--- Start of Extracted material ---

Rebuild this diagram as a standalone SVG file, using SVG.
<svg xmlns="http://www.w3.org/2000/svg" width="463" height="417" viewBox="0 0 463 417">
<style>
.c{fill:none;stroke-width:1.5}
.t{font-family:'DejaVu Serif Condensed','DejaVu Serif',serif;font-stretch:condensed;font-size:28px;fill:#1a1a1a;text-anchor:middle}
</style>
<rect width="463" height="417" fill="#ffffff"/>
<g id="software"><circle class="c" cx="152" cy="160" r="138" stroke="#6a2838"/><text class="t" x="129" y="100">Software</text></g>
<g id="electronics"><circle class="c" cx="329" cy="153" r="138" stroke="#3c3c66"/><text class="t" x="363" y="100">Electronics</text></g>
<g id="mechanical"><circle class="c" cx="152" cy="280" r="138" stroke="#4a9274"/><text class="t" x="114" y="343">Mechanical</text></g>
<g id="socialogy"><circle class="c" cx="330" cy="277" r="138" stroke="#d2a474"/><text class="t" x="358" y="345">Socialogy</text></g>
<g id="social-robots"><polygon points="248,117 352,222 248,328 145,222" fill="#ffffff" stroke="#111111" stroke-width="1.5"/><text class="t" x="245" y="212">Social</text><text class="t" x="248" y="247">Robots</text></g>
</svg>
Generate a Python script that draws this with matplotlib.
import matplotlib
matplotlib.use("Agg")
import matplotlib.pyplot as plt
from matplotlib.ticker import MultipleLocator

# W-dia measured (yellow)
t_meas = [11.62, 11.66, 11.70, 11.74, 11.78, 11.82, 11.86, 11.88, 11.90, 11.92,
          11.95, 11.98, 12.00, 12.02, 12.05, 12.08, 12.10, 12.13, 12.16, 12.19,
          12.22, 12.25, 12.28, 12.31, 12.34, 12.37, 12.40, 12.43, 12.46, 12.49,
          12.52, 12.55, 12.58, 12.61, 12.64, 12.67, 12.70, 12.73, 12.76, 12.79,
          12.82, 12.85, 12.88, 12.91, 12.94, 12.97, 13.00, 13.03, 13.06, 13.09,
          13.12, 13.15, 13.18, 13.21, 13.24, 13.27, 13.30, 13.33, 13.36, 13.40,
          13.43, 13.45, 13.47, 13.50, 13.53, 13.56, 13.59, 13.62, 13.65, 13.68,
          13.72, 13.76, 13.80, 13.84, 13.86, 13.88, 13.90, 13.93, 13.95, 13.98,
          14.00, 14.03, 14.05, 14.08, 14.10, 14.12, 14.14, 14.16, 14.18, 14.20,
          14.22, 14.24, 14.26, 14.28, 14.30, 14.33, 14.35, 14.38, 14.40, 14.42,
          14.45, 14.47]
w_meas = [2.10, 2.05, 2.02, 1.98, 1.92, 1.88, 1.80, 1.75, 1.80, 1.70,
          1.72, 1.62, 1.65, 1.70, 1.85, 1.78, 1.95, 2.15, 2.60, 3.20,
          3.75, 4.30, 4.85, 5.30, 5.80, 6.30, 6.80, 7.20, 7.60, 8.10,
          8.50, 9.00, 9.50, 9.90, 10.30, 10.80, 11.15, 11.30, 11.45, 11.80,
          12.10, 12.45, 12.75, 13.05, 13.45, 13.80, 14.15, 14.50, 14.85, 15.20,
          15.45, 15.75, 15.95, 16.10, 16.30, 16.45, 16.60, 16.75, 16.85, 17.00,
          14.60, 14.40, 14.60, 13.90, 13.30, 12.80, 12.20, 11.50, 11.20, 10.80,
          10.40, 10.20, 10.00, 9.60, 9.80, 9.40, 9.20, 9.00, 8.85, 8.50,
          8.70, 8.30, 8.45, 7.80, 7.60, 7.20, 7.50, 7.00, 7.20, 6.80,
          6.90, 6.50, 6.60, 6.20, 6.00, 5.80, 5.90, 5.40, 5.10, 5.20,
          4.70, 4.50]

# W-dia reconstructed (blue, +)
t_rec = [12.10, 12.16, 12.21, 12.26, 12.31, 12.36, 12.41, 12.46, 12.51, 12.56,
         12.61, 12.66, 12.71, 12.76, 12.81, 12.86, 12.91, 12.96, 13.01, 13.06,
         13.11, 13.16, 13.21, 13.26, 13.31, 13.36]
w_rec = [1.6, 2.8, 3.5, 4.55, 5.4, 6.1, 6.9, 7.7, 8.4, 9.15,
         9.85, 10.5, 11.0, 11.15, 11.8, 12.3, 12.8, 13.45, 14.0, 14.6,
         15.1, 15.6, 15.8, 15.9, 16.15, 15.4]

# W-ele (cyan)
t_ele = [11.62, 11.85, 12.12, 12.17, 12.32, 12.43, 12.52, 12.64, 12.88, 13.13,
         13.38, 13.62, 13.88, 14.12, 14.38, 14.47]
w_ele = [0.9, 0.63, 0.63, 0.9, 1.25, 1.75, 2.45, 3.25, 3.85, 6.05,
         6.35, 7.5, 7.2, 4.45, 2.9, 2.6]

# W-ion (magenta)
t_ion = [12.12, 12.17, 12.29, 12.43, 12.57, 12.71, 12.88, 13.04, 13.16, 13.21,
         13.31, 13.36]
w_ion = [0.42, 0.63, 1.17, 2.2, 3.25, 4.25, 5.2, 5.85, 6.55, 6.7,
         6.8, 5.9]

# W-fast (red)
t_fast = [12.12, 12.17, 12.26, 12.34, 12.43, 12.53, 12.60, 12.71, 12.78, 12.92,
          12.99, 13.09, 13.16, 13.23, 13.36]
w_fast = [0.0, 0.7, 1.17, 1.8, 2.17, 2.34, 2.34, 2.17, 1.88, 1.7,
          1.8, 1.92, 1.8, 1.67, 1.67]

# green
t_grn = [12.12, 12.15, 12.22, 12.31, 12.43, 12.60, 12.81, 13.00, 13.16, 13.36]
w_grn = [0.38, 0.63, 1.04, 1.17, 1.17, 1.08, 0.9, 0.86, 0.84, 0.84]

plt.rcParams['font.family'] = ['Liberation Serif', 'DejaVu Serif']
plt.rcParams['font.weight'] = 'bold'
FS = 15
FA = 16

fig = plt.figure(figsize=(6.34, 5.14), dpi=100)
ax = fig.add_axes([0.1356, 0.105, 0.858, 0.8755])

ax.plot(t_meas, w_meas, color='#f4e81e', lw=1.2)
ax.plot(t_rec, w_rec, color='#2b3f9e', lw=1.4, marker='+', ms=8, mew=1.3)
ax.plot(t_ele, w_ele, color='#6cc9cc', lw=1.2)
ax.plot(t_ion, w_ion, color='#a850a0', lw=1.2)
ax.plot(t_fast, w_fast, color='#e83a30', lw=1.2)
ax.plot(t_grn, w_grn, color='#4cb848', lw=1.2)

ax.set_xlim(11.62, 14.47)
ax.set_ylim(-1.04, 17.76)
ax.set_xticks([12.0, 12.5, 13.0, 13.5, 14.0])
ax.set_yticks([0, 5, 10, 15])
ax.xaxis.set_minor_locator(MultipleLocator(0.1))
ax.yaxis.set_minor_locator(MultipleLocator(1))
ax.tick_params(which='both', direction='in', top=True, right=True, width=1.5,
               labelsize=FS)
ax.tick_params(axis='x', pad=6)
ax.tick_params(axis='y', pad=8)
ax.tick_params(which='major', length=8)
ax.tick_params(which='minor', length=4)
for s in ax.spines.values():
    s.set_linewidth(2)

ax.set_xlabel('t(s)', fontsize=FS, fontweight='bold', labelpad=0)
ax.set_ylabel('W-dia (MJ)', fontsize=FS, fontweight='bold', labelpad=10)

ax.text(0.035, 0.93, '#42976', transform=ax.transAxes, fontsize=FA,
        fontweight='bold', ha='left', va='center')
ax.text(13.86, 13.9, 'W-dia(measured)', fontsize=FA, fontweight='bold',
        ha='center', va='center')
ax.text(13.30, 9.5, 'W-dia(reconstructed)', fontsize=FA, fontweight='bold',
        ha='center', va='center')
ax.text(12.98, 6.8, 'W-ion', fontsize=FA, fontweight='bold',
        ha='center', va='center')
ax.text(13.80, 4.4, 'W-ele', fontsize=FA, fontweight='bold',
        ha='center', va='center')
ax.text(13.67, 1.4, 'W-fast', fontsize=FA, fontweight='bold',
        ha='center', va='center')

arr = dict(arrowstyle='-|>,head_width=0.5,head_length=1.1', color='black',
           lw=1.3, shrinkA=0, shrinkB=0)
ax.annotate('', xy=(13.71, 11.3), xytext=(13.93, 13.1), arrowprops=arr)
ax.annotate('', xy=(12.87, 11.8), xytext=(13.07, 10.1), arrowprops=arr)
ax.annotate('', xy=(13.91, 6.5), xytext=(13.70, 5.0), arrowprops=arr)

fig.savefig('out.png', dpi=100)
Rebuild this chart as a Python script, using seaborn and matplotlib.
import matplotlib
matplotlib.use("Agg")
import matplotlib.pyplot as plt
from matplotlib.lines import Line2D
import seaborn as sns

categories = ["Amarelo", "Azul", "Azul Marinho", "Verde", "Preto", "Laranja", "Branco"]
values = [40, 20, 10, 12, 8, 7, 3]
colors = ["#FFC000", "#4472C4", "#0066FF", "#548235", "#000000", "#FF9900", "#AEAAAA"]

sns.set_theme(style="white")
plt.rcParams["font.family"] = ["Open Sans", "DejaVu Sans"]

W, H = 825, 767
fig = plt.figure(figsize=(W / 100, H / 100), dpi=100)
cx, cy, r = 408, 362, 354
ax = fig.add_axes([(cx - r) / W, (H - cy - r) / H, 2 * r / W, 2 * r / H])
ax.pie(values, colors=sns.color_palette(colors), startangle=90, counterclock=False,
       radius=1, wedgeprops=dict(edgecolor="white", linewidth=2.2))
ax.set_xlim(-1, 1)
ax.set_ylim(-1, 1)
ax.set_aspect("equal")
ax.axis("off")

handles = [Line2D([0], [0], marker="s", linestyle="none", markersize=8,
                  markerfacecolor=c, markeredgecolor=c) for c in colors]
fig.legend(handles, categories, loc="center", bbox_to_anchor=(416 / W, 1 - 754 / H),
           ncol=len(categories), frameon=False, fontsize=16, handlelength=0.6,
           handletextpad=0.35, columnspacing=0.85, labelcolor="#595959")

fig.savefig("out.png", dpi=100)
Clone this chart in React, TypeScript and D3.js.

--- End of Extracted material ---

[Work instructions]:
Across the entries, how many lines hold the word "using"? Say only the number.

[Response to the exercise]:
2